Now, the second stage didn't go all that well; I finished ninth. And I lost some time on my compeditors. This may be due to me going too hard on stage 1, but perhaps also a consequence of Finnmarksturen the weekend before Vaude Trans Schwarzwald started.

Where I lost a lot of time was on the third stage with the broken rear deraileur. Somewhere between 10 and 20 minutes is my estimate. This is where I lost my fifth place in the total standings.

Fourth and fifth stages went really well with sixth and fifth place finishes.

It's interesting to watch my average pulse for the five stages:
165, 155, 150, 149, 149
Max pulse:
182, 173, 168, 169, 168

I think the climbing in all the stages went well due to the fact that I have lost a 1-2kg in the last few weeks. The technical bits, the downhill parts, went very well and I managed to distance many riders and catch up with others during those parts. I ended up looking forward to the next technical downhill after a while. There's a lot of group riding in this race and being smart, hanging on to wheels really close, making efficient turns, knowing when to press hard to hold onto a wheel, and when not to, is really important. I think I did well in those aspects.

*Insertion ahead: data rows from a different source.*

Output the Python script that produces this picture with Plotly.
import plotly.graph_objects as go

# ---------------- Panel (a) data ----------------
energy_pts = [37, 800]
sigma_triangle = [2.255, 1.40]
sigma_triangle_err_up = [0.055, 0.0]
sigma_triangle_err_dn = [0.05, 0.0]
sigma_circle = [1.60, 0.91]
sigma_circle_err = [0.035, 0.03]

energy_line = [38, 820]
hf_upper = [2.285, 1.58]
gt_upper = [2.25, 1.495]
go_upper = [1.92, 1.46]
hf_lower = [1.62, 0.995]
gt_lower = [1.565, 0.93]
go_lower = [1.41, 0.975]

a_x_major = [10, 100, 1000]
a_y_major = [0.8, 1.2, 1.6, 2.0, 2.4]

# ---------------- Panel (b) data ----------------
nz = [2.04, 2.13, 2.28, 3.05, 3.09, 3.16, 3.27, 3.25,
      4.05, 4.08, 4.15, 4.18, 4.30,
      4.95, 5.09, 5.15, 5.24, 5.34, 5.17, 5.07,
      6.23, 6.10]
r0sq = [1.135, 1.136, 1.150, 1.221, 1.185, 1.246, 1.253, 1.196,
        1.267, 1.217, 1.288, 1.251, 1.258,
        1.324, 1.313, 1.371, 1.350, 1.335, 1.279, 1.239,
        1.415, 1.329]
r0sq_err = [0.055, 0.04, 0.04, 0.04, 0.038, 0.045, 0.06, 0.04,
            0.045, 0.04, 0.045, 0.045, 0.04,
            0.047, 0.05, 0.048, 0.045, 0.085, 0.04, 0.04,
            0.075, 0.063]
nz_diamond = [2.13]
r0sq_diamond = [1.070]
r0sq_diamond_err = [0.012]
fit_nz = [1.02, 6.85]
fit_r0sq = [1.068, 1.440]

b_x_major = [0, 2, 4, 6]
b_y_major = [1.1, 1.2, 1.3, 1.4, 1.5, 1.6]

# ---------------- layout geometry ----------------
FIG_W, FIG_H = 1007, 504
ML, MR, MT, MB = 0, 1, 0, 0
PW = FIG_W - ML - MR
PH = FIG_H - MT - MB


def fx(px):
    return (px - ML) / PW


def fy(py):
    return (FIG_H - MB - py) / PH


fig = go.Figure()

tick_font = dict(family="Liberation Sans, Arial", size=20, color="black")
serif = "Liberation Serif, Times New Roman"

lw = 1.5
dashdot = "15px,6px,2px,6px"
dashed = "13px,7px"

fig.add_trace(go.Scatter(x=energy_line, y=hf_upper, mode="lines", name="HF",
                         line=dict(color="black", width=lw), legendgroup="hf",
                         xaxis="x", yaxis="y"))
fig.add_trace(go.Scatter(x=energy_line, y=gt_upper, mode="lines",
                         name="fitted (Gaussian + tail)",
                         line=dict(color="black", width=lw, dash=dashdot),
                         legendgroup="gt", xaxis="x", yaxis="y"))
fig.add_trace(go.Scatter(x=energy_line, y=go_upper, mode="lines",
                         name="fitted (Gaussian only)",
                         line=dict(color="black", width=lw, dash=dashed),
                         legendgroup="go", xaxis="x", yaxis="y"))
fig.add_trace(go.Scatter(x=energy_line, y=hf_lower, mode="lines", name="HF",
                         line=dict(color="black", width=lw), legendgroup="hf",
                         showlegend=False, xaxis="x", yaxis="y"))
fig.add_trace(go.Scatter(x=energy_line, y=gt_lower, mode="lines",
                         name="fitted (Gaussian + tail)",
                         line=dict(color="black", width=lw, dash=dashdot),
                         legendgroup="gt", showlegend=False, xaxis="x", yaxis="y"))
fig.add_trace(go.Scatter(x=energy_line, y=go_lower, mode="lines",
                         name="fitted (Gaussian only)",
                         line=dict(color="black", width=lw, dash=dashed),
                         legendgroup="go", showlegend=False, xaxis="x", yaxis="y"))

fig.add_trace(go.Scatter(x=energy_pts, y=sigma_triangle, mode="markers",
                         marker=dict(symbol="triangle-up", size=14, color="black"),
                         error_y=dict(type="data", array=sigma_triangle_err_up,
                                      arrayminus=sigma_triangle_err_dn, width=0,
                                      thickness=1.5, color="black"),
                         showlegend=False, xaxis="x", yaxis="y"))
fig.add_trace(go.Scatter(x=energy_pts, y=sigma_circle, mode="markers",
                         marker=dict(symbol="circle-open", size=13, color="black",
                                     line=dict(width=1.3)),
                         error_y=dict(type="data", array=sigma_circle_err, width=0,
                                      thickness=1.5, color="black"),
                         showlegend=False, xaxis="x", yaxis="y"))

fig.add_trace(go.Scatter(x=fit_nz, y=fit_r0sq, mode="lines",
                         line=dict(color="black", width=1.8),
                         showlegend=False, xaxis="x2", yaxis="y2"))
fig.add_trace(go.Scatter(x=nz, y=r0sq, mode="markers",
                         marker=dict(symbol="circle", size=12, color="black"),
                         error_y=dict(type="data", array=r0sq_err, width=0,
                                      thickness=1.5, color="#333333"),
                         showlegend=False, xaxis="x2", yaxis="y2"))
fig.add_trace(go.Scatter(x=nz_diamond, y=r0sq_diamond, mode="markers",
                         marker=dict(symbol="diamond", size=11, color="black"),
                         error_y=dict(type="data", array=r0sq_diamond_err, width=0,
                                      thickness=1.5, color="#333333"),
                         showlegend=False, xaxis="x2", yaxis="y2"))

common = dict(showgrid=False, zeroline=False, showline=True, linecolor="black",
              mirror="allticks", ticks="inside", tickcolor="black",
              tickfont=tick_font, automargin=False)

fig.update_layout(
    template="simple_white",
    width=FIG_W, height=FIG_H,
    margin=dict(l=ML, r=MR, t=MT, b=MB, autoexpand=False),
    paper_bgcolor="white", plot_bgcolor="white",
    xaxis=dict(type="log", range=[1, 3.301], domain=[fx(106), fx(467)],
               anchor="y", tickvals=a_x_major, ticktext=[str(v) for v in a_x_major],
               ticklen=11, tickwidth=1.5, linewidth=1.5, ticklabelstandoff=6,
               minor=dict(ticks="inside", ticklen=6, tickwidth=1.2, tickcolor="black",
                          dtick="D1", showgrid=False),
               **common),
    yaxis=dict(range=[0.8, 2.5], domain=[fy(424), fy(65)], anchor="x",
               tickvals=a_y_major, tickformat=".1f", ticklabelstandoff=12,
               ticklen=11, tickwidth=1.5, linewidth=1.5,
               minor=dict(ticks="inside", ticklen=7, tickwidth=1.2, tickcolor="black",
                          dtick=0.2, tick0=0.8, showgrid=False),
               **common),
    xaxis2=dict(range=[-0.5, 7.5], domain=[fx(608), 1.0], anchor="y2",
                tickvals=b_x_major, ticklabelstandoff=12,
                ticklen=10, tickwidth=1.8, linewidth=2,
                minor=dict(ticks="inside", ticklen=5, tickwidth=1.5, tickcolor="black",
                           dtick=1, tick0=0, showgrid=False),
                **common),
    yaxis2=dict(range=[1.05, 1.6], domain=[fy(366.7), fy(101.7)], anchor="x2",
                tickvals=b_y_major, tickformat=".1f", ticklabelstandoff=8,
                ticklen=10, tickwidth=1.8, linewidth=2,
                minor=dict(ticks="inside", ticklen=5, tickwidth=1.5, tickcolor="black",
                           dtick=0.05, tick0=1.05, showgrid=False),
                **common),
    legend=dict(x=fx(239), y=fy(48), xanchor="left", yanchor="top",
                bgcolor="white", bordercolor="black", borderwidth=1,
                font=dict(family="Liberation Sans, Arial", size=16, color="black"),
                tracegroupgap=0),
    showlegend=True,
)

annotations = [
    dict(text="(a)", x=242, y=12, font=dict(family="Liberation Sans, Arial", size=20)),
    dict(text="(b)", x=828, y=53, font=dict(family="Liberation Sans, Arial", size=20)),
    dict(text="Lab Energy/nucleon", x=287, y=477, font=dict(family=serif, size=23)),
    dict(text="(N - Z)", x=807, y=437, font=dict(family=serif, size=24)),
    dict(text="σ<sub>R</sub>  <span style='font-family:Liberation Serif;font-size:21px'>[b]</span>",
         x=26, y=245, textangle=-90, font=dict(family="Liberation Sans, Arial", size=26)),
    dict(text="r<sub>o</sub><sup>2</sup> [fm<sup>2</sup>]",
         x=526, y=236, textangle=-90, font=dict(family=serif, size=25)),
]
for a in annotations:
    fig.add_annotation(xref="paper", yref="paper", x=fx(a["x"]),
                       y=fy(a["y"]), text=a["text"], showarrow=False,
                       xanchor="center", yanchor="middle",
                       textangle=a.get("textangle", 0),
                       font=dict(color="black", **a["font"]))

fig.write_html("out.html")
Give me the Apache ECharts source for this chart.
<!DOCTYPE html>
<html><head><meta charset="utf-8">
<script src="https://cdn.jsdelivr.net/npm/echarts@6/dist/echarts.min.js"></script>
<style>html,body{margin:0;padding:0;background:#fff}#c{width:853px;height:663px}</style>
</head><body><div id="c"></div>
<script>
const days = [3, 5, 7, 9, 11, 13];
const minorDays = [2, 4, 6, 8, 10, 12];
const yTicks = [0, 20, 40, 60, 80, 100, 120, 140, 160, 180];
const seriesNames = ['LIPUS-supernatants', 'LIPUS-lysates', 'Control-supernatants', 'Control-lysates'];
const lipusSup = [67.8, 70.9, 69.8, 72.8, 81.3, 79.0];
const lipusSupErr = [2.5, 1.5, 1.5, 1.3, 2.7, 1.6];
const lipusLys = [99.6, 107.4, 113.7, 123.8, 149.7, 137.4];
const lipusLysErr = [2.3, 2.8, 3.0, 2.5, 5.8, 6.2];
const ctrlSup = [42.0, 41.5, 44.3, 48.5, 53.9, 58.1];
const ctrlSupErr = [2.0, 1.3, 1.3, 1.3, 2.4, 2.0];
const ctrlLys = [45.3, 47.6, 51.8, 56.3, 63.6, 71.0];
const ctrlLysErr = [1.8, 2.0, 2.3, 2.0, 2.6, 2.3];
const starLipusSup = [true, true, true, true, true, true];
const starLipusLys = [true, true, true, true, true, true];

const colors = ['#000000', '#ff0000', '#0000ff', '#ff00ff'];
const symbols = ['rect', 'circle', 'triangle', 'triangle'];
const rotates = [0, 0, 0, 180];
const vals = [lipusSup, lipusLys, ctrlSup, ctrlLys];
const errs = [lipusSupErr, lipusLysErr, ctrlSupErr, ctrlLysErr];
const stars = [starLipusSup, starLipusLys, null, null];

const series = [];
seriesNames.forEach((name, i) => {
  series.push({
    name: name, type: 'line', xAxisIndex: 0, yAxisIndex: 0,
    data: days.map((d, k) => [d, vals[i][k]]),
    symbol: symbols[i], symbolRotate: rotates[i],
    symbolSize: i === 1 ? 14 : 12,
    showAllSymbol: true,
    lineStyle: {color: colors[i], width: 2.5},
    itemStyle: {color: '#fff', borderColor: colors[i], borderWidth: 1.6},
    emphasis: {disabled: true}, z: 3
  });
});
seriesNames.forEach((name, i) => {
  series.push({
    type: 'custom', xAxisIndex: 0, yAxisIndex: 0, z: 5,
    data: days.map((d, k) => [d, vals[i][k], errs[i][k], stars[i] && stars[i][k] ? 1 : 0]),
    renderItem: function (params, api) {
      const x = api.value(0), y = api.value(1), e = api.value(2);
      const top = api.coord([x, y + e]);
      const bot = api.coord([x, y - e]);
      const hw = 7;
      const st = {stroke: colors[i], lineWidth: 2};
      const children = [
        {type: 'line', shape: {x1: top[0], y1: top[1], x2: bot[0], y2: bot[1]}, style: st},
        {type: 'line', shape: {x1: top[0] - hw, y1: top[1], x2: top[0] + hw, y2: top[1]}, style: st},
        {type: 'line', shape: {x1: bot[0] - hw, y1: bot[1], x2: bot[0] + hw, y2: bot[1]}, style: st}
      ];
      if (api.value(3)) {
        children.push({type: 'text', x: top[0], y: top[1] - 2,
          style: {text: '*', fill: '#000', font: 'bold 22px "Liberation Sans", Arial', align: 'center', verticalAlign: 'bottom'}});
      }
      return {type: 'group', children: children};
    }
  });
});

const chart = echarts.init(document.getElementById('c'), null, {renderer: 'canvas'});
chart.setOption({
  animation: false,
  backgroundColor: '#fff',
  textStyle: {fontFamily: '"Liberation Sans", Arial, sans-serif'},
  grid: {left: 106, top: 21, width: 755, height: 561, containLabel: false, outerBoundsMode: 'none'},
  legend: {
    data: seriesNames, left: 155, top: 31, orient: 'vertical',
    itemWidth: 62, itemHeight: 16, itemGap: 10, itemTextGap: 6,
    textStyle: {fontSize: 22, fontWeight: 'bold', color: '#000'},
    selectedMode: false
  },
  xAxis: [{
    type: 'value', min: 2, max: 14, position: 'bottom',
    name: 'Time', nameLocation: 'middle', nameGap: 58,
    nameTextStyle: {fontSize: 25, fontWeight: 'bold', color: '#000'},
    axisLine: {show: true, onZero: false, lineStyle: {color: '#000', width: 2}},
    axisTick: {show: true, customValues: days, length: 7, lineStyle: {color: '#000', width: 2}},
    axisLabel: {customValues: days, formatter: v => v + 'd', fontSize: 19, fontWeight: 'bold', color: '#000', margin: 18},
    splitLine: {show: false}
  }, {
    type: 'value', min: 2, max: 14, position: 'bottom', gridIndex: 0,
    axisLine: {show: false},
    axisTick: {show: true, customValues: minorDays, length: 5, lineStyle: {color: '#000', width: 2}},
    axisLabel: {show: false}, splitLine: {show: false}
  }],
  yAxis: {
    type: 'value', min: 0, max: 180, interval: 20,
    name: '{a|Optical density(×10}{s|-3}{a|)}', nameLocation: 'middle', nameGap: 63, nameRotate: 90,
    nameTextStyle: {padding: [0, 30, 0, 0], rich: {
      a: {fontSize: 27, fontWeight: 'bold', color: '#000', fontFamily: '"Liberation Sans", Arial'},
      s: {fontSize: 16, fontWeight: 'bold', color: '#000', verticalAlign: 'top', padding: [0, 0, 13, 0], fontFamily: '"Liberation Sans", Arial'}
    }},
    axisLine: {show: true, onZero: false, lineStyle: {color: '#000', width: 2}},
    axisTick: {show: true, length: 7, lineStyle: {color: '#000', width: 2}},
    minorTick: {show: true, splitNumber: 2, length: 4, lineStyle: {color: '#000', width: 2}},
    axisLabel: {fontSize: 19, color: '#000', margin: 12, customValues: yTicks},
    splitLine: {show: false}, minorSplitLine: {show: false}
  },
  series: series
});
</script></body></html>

I did the first three stages on the full-suspension bike and, after the rear deraileur broke, I did the last two stages on the hardtail. The weight difference being 1kg between the bikes and with the terrain being very even and easy the rear suspension does not get much work and I should've riden the hardtail on all the stages. The easy-rolling and light Specialized Fast Trak and Renegeade tires were also perfect.

To summerize I think this was one of my best races of this season, so far, and I'm really happy about the result.